**Objective**: Restate each line of the listing exactly, without carrying over any pictures.

==== Provided material

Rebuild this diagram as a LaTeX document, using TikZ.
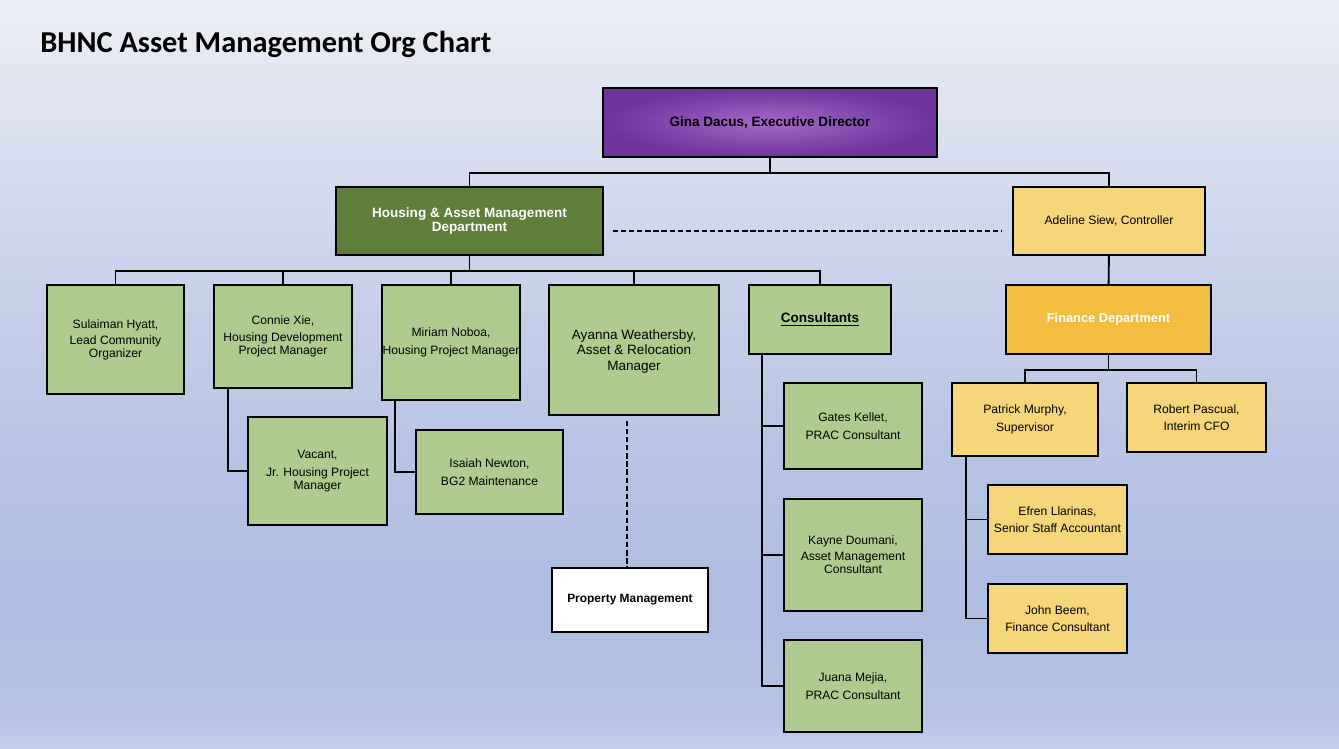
\documentclass[tikz,border=0pt]{standalone}
\usepackage{fontspec}
\setmainfont{Liberation Sans}
\newfontfamily\titlefont{Carlito}
\usetikzlibrary{calc}

\definecolor{staffgreen}{HTML}{AECC8F}
\definecolor{deptgreen}{HTML}{5E7F3A}
\definecolor{finyellow}{HTML}{F5D67A}
\definecolor{fingold}{HTML}{F3BD41}
\definecolor{edin}{HTML}{A468C8}
\definecolor{edout}{HTML}{6E349C}
\definecolor{bgA}{HTML}{C4CEE8}
\definecolor{bgB}{HTML}{B6C3E4}
\definecolor{bgC}{HTML}{AEBDE0}
\definecolor{bgD}{HTML}{B8C4E3}
\definecolor{bgE}{HTML}{CBD4EB}
\definecolor{bgF}{HTML}{EDEEF5}
\pgfdeclareverticalshading{slidebg}{100bp}{color(0bp)=(bgA); color(25bp)=(bgA); color(27bp)=(bgB); color(35bp)=(bgC); color(45bp)=(bgD); color(58bp)=(bgE); color(75bp)=(bgF); color(100bp)=(bgF)}

\begin{document}
\begin{tikzpicture}[
    x=0.02cm, y=-0.02cm,
    font=\fontsize{6.9}{7.4}\selectfont,
    person/.style={draw=black, line width=1.1pt, fill=staffgreen, align=center, inner xsep=0pt, inner ysep=2pt},
    finperson/.style={person, fill=finyellow},
    headbox/.style={person, font=\fontsize{7.7}{8.2}\selectfont\bfseries},
    link/.style={line width=1.1pt, draw=black},
    dotlink/.style={link, dash pattern=on 3pt off 1.6pt}
]
% slide background
\shade[shading=slidebg] (0,0) rectangle (1339,748);
\useasboundingbox (0,0) rectangle (1339,748);

\node[anchor=base west, inner sep=0pt, font=\titlefont\fontsize{17.3}{20}\selectfont\bfseries] (title) at (40,52) {BHNC Asset Management Org Chart};

% top level
\node[headbox, shading=radial, inner color=edin, outer color=edout, minimum width=6.68cm, minimum height=1.38cm] (gina) at (770,122.5) {Gina Dacus, Executive Director};
\node[headbox, fill=deptgreen, text=white, minimum width=5.34cm, minimum height=1.36cm] (hamd) at (469.5,221) {Housing \& Asset Management\\Department};
\node[finperson, minimum width=3.84cm, minimum height=1.36cm] (adeline) at (1109,221) {Adeline Siew, Controller};
\node[finperson, fill=fingold, text=white, font=\fontsize{7.3}{8}\selectfont\bfseries, minimum width=4.1cm, minimum height=1.38cm] (finance) at (1108.5,319.5) {Finance Department};

% housing & asset management
\node[person, minimum width=2.74cm, minimum height=2.18cm] (sulaiman) at (115.5,339.5) {Sulaiman Hyatt,\\[1.6pt]Lead Community\\Organizer};
\node[person, minimum width=2.76cm, minimum height=2.06cm] (connie) at (283,336.5) {Connie Xie,\\[2.6pt]Housing Development\\Project Manager};
\node[person, minimum width=2.76cm, minimum height=2.3cm] (miriam) at (451,342.5) {Miriam Noboa,\\[2.6pt]Housing Project Manager};
\node[person, font=\fontsize{7.7}{9}\selectfont, minimum width=3.4cm, minimum height=2.6cm, text depth=-1pt] (ayanna) at (634,350) {Ayanna Weathersby,\\Asset \& Relocation\\Manager};
\node[person, font=\fontsize{7.7}{8.2}\selectfont\bfseries, minimum width=2.84cm, minimum height=1.38cm] (consult) at (820,319.5) {\underline{Consultants}};

\node[person, minimum width=2.78cm, minimum height=2.16cm] (vacant) at (317.5,471) {Vacant,\\[2.6pt]Jr. Housing Project\\Manager};
\node[person, minimum width=2.94cm, minimum height=1.68cm] (isaiah) at (489.5,472) {Isaiah Newton,\\[2.6pt]BG2 Maintenance};
\node[person, fill=white, font=\fontsize{6.8}{7.4}\selectfont\bfseries, minimum width=3.12cm, minimum height=1.28cm] (propmgmt) at (630,600) {Property Management};

\node[person, minimum width=2.76cm, minimum height=1.72cm] (gates) at (853,426) {Gates Kellet,\\[2.6pt]PRAC Consultant};
\node[person, minimum width=2.76cm, minimum height=2.24cm] (kayne) at (853,555) {Kayne Doumani,\\[1.6pt]Asset Management\\Consultant};
\node[person, minimum width=2.76cm, minimum height=1.84cm] (juana) at (853,686) {Juana Mejia,\\[2.6pt]PRAC Consultant};

% finance
\node[finperson, minimum width=2.92cm, minimum height=1.46cm] (patrick) at (1025,419.5) {Patrick Murphy,\\[2.6pt]Supervisor};
\node[finperson, minimum width=2.78cm, minimum height=1.38cm] (robert) at (1196.5,417.5) {Robert Pascual,\\[2.6pt]Interim CFO};
\node[finperson, minimum width=2.78cm, minimum height=1.38cm] (efren) at (1057.5,519.5) {Efren Llarinas,\\[2.6pt]Senior Staff Accountant};
\node[finperson, minimum width=2.78cm, minimum height=1.38cm] (john) at (1057.5,618.5) {John Beem,\\[2.6pt]Finance Consultant};

% connectors
\draw[link] (gina.south) -- ++(0,15) -| (hamd.north);
\draw[link] (gina.south) -- ++(0,15) -| (adeline.north);
\draw[dotlink] ($(hamd.east)+(9,10)$) -- ($(adeline.west)+(-11,10)$);
\draw[link] (adeline) -- (finance);
\foreach \n in {sulaiman,connie,miriam,ayanna,consult}
  \draw[link] (hamd.south) -- ++(0,15) -| (\n.north);
\draw[link] ($(connie.south west)+(15,0)$) |- (vacant.west);
\draw[link] ($(miriam.south west)+(14,0)$) |- (isaiah.west);
\draw[dotlink] ($(ayanna.south)+(-7,5)$) -- ($(propmgmt.north)+(-3,0)$);
\foreach \n in {gates,kayne,juana}
  \draw[link] ($(consult.south west)+(14,0)$) |- (\n.west);
\foreach \n in {patrick,robert}
  \draw[link] (finance.south) -- ++(0,15) -| (\n.north);
\foreach \n in {efren,john}
  \draw[link] ($(patrick.south west)+(15,0)$) |- (\n.west);
\end{tikzpicture}
\end{document}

========

**Answer for the task**:
Rebuild this diagram as a LaTeX document, using TikZ.
\documentclass[tikz,border=0pt]{standalone}
\usepackage{fontspec}
\setmainfont{Liberation Sans}
\newfontfamily\titlefont{Carlito}
\usetikzlibrary{calc}

\definecolor{staffgreen}{HTML}{AECC8F}
\definecolor{deptgreen}{HTML}{5E7F3A}
\definecolor{finyellow}{HTML}{F5D67A}
\definecolor{fingold}{HTML}{F3BD41}
\definecolor{edin}{HTML}{A468C8}
\definecolor{edout}{HTML}{6E349C}
\definecolor{bgA}{HTML}{C4CEE8}
\definecolor{bgB}{HTML}{B6C3E4}
\definecolor{bgC}{HTML}{AEBDE0}
\definecolor{bgD}{HTML}{B8C4E3}
\definecolor{bgE}{HTML}{CBD4EB}
\definecolor{bgF}{HTML}{EDEEF5}
\pgfdeclareverticalshading{slidebg}{100bp}{color(0bp)=(bgA); color(25bp)=(bgA); color(27bp)=(bgB); color(35bp)=(bgC); color(45bp)=(bgD); color(58bp)=(bgE); color(75bp)=(bgF); color(100bp)=(bgF)}

\begin{document}
\begin{tikzpicture}[
    x=0.02cm, y=-0.02cm,
    font=\fontsize{6.9}{7.4}\selectfont,
    person/.style={draw=black, line width=1.1pt, fill=staffgreen, align=center, inner xsep=0pt, inner ysep=2pt},
    finperson/.style={person, fill=finyellow},
    headbox/.style={person, font=\fontsize{7.7}{8.2}\selectfont\bfseries},
    link/.style={line width=1.1pt, draw=black},
    dotlink/.style={link, dash pattern=on 3pt off 1.6pt}
]
% slide background
\shade[shading=slidebg] (0,0) rectangle (1339,748);
\useasboundingbox (0,0) rectangle (1339,748);

\node[anchor=base west, inner sep=0pt, font=\titlefont\fontsize{17.3}{20}\selectfont\bfseries] (title) at (40,52) {BHNC Asset Management Org Chart};

% top level
\node[headbox, shading=radial, inner color=edin, outer color=edout, minimum width=6.68cm, minimum height=1.38cm] (gina) at (770,122.5) {Gina Dacus, Executive Director};
\node[headbox, fill=deptgreen, text=white, minimum width=5.34cm, minimum height=1.36cm] (hamd) at (469.5,221) {Housing \& Asset Management\\Department};
\node[finperson, minimum width=3.84cm, minimum height=1.36cm] (adeline) at (1109,221) {Adeline Siew, Controller};
\node[finperson, fill=fingold, text=white, font=\fontsize{7.3}{8}\selectfont\bfseries, minimum width=4.1cm, minimum height=1.38cm] (finance) at (1108.5,319.5) {Finance Department};

% housing & asset management
\node[person, minimum width=2.74cm, minimum height=2.18cm] (sulaiman) at (115.5,339.5) {Sulaiman Hyatt,\\[1.6pt]Lead Community\\Organizer};
\node[person, minimum width=2.76cm, minimum height=2.06cm] (connie) at (283,336.5) {Connie Xie,\\[2.6pt]Housing Development\\Project Manager};
\node[person, minimum width=2.76cm, minimum height=2.3cm] (miriam) at (451,342.5) {Miriam Noboa,\\[2.6pt]Housing Project Manager};
\node[person, font=\fontsize{7.7}{9}\selectfont, minimum width=3.4cm, minimum height=2.6cm, text depth=-1pt] (ayanna) at (634,350) {Ayanna Weathersby,\\Asset \& Relocation\\Manager};
\node[person, font=\fontsize{7.7}{8.2}\selectfont\bfseries, minimum width=2.84cm, minimum height=1.38cm] (consult) at (820,319.5) {\underline{Consultants}};

\node[person, minimum width=2.78cm, minimum height=2.16cm] (vacant) at (317.5,471) {Vacant,\\[2.6pt]Jr. Housing Project\\Manager};
\node[person, minimum width=2.94cm, minimum height=1.68cm] (isaiah) at (489.5,472) {Isaiah Newton,\\[2.6pt]BG2 Maintenance};
\node[person, fill=white, font=\fontsize{6.8}{7.4}\selectfont\bfseries, minimum width=3.12cm, minimum height=1.28cm] (propmgmt) at (630,600) {Property Management};

\node[person, minimum width=2.76cm, minimum height=1.72cm] (gates) at (853,426) {Gates Kellet,\\[2.6pt]PRAC Consultant};
\node[person, minimum width=2.76cm, minimum height=2.24cm] (kayne) at (853,555) {Kayne Doumani,\\[1.6pt]Asset Management\\Consultant};
\node[person, minimum width=2.76cm, minimum height=1.84cm] (juana) at (853,686) {Juana Mejia,\\[2.6pt]PRAC Consultant};

% finance
\node[finperson, minimum width=2.92cm, minimum height=1.46cm] (patrick) at (1025,419.5) {Patrick Murphy,\\[2.6pt]Supervisor};
\node[finperson, minimum width=2.78cm, minimum height=1.38cm] (robert) at (1196.5,417.5) {Robert Pascual,\\[2.6pt]Interim CFO};
\node[finperson, minimum width=2.78cm, minimum height=1.38cm] (efren) at (1057.5,519.5) {Efren Llarinas,\\[2.6pt]Senior Staff Accountant};
\node[finperson, minimum width=2.78cm, minimum height=1.38cm] (john) at (1057.5,618.5) {John Beem,\\[2.6pt]Finance Consultant};

% connectors
\draw[link] (gina.south) -- ++(0,15) -| (hamd.north);
\draw[link] (gina.south) -- ++(0,15) -| (adeline.north);
\draw[dotlink] ($(hamd.east)+(9,10)$) -- ($(adeline.west)+(-11,10)$);
\draw[link] (adeline) -- (finance);
\foreach \n in {sulaiman,connie,miriam,ayanna,consult}
  \draw[link] (hamd.south) -- ++(0,15) -| (\n.north);
\draw[link] ($(connie.south west)+(15,0)$) |- (vacant.west);
\draw[link] ($(miriam.south west)+(14,0)$) |- (isaiah.west);
\draw[dotlink] ($(ayanna.south)+(-7,5)$) -- ($(propmgmt.north)+(-3,0)$);
\foreach \n in {gates,kayne,juana}
  \draw[link] ($(consult.south west)+(14,0)$) |- (\n.west);
\foreach \n in {patrick,robert}
  \draw[link] (finance.south) -- ++(0,15) -| (\n.north);
\foreach \n in {efren,john}
  \draw[link] ($(patrick.south west)+(15,0)$) |- (\n.west);
\end{tikzpicture}
\end{document}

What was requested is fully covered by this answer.